Personal information
- Full name: Andrew Barry Perrin
- Born: 23 June 1990 (age 36)
- Batting: Right-handed
- Bowling: Right-arm fast-medium
- Role: Bowler

Domestic team information
- 2016/17: Tasmania

Career statistics
| Competition | First-class |
| Matches | 3 |
| Runs scored | 6 |
| Batting average | 2.00 |
| 100s/50s | 0/0 |
| Top score | 2* |
| Balls bowled | 186 |
| Wickets | 10 |
| Bowling average | 23.70 |
| 5 wickets in innings | 0 |
| 10 wickets in match | 0 |
| Best bowling | 3/84 |
| Catches/stumpings | 1/– |
- Source: Cricinfo, 4 February 2017

= Andrew Perrin =

Australian cricketer (born 1990)

Andrew Perrin (born 23 June 1990) is an Australian cricketer.
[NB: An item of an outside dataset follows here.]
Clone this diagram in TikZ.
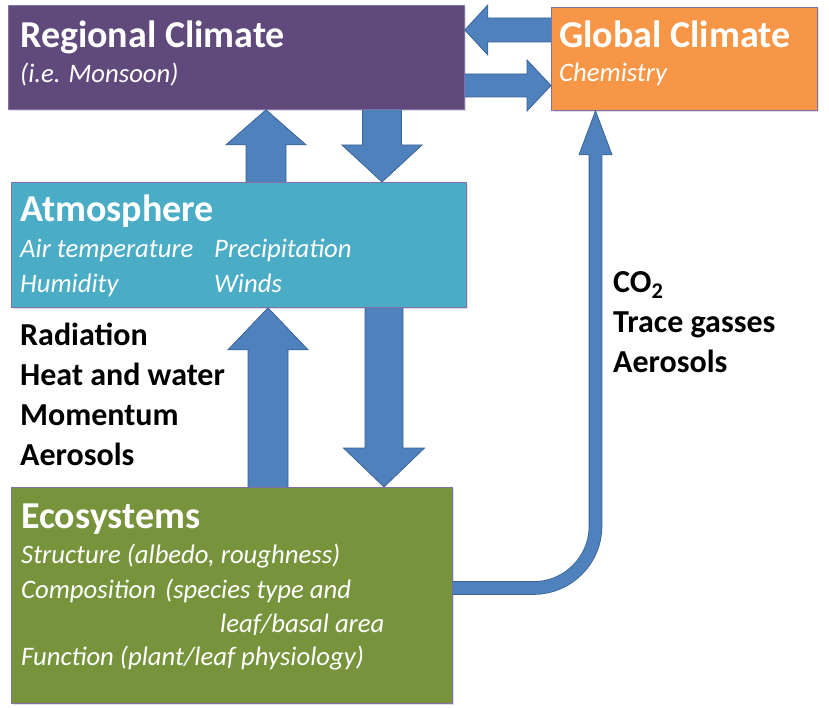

Perrin moved to Tasmania from Victoria in 2016 in order to increase his chances of playing interstate cricket. He made his first-class debut for Tasmania in the 2016–17 Sheffield Shield season on 1 February 2017. After three first class matches, Perrin represented the Tasmanian U23 side in the four-day Futures League for the remainder of the 2017–18 season. In February 2020, Perrin represented the Victorian Second XI in a four-day match against the Australian Capital Territory in the Cricket Australia Second XI competition.